### STATED TASK
Up to and including the line with "Sans, Arial, 'Noto", write out the listing from its first line, minus the pictures.

[Rows from a dataset of charts and code]
* BEGIN *
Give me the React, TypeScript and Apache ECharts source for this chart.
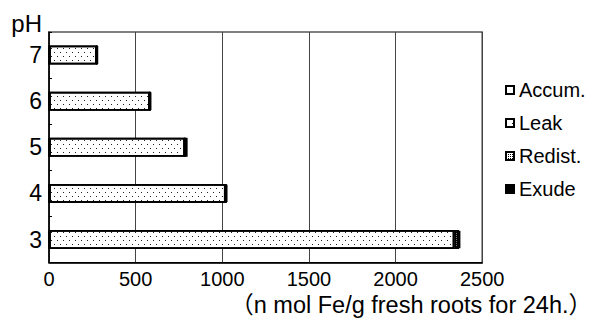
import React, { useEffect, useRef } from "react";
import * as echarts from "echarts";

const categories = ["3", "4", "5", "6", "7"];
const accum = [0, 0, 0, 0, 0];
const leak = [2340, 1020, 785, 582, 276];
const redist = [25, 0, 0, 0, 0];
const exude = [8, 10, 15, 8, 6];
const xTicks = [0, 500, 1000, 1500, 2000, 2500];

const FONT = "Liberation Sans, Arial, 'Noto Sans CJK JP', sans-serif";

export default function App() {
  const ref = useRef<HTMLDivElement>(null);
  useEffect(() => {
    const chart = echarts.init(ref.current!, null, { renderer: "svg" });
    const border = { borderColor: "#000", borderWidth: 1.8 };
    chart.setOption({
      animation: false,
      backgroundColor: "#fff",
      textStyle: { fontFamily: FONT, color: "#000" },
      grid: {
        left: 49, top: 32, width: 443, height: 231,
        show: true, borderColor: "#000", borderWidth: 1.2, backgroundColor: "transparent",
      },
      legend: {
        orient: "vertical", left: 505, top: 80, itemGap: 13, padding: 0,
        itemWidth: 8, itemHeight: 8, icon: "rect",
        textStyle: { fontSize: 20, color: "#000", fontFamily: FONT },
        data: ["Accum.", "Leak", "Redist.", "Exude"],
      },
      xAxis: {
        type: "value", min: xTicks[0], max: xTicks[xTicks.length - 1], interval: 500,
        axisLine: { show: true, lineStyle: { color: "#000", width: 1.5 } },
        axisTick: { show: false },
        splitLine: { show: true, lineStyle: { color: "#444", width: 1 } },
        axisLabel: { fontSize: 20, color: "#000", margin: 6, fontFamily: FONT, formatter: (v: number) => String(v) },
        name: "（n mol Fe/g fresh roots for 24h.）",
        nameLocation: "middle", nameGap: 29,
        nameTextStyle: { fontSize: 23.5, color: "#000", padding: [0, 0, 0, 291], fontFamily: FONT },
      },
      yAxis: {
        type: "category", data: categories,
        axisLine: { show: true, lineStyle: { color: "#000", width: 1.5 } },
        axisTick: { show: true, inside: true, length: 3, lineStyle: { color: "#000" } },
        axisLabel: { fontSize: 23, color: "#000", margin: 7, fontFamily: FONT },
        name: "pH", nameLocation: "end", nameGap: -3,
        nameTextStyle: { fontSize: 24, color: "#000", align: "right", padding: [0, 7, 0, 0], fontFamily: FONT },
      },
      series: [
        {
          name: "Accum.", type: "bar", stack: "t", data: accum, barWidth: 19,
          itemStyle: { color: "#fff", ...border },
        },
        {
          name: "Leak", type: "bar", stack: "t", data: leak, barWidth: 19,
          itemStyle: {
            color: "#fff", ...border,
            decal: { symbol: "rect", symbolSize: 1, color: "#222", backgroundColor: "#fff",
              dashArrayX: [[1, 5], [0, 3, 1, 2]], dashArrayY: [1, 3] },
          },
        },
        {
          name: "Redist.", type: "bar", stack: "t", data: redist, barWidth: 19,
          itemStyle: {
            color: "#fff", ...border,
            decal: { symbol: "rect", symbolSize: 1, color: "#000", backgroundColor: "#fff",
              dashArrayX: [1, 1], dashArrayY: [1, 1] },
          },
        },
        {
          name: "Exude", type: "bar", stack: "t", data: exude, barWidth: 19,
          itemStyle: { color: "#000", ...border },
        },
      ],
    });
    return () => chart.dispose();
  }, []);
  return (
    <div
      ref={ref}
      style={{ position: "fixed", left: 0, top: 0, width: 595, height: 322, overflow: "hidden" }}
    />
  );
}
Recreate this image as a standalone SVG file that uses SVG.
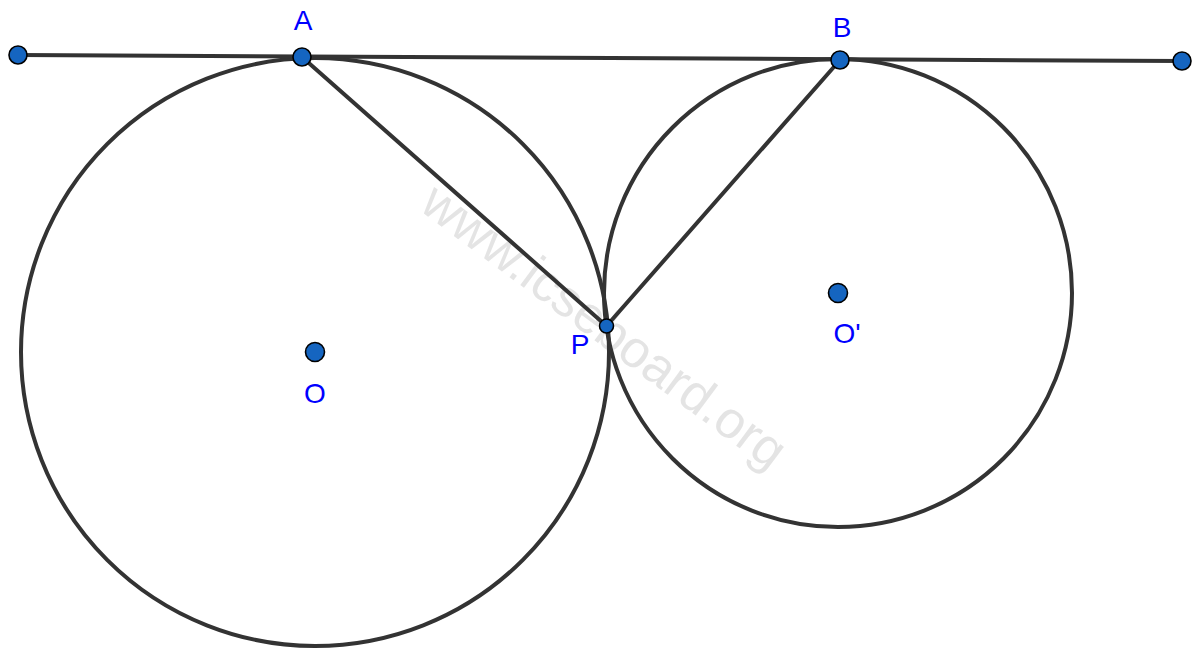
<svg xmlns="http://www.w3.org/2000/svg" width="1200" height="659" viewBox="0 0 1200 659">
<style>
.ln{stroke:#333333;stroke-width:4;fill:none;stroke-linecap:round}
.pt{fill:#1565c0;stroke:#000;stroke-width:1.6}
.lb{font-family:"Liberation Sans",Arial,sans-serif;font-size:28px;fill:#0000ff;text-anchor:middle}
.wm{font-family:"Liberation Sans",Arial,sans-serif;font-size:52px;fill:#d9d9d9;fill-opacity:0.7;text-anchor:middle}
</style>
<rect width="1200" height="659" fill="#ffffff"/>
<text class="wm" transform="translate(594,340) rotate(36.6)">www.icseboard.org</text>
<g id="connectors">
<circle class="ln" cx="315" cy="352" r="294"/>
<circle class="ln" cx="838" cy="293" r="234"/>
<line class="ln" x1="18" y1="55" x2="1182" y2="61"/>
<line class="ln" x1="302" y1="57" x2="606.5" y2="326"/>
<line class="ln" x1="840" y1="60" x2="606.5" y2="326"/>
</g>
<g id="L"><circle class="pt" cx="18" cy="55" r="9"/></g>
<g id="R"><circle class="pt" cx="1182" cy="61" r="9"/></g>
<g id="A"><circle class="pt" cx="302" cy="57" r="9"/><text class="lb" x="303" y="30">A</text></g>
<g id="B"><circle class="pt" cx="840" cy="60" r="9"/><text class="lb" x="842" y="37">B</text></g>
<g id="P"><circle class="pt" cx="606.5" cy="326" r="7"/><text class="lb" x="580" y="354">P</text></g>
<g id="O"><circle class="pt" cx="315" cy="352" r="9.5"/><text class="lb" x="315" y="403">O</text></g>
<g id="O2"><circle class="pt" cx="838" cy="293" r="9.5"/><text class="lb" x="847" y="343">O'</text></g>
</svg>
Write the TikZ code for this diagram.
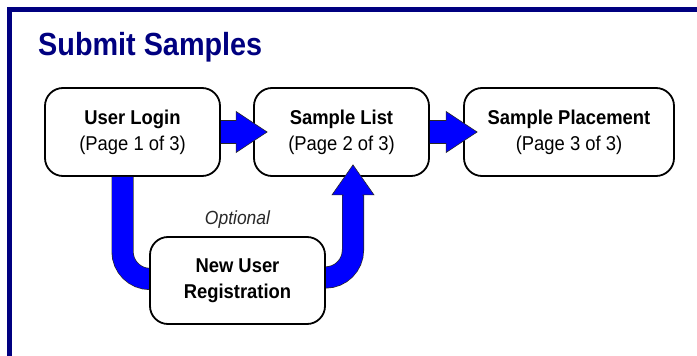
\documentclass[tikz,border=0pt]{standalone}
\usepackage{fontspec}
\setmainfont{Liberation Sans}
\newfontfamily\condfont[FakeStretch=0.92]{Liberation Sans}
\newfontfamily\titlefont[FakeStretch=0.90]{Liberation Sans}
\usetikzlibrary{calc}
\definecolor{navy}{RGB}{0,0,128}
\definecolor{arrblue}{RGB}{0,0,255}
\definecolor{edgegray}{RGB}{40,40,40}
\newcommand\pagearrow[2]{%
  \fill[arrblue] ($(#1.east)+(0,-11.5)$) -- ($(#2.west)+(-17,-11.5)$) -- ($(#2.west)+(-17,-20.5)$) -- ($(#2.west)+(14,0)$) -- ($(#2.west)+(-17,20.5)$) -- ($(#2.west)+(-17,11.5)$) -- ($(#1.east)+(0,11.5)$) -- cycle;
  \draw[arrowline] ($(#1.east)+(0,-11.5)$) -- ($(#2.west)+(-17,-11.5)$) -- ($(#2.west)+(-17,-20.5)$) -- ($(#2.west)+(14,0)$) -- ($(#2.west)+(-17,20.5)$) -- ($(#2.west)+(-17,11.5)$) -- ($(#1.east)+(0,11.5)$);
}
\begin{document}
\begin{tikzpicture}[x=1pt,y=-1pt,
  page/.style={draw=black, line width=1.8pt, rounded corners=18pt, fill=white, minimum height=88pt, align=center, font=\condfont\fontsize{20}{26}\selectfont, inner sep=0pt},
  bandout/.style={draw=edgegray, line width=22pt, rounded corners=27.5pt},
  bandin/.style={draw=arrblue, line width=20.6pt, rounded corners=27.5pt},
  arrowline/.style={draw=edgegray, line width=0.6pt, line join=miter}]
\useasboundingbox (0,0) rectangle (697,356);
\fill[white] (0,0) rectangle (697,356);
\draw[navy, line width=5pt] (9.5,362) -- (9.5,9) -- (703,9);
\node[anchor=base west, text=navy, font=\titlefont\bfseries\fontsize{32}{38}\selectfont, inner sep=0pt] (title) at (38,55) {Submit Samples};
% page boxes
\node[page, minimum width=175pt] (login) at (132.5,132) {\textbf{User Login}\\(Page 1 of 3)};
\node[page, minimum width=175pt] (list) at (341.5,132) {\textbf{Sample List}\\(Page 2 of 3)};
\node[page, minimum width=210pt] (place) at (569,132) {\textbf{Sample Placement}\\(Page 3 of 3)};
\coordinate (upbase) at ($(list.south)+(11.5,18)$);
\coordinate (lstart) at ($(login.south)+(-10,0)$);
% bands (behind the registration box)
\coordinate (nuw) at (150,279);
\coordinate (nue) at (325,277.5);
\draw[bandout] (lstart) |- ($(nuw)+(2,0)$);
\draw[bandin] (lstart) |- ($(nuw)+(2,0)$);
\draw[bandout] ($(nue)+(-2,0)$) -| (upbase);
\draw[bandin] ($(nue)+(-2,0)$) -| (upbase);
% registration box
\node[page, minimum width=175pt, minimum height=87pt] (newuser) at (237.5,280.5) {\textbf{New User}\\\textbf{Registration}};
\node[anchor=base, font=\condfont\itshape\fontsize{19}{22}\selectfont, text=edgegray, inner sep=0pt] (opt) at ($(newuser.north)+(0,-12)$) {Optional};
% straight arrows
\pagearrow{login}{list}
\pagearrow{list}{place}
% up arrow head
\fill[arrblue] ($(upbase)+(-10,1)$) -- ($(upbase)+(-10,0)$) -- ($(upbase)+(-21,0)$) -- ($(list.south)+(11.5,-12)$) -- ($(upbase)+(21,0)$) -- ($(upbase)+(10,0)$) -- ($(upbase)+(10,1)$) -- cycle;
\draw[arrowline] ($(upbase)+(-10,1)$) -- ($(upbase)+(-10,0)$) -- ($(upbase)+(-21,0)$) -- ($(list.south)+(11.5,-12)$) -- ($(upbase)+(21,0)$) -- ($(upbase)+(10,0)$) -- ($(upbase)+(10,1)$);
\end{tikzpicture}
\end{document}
* END *
### COMPLETE ANSWER
Give me the React, TypeScript and Apache ECharts source for this chart.
import React, { useEffect, useRef } from "react";
import * as echarts from "echarts";

const categories = ["3", "4", "5", "6", "7"];
const accum = [0, 0, 0, 0, 0];
const leak = [2340, 1020, 785, 582, 276];
const redist = [25, 0, 0, 0, 0];
const exude = [8, 10, 15, 8, 6];
const xTicks = [0, 500, 1000, 1500, 2000, 2500];

const FONT = "Liberation Sans, Arial, 'Noto Sans CJK JP', sans-serif";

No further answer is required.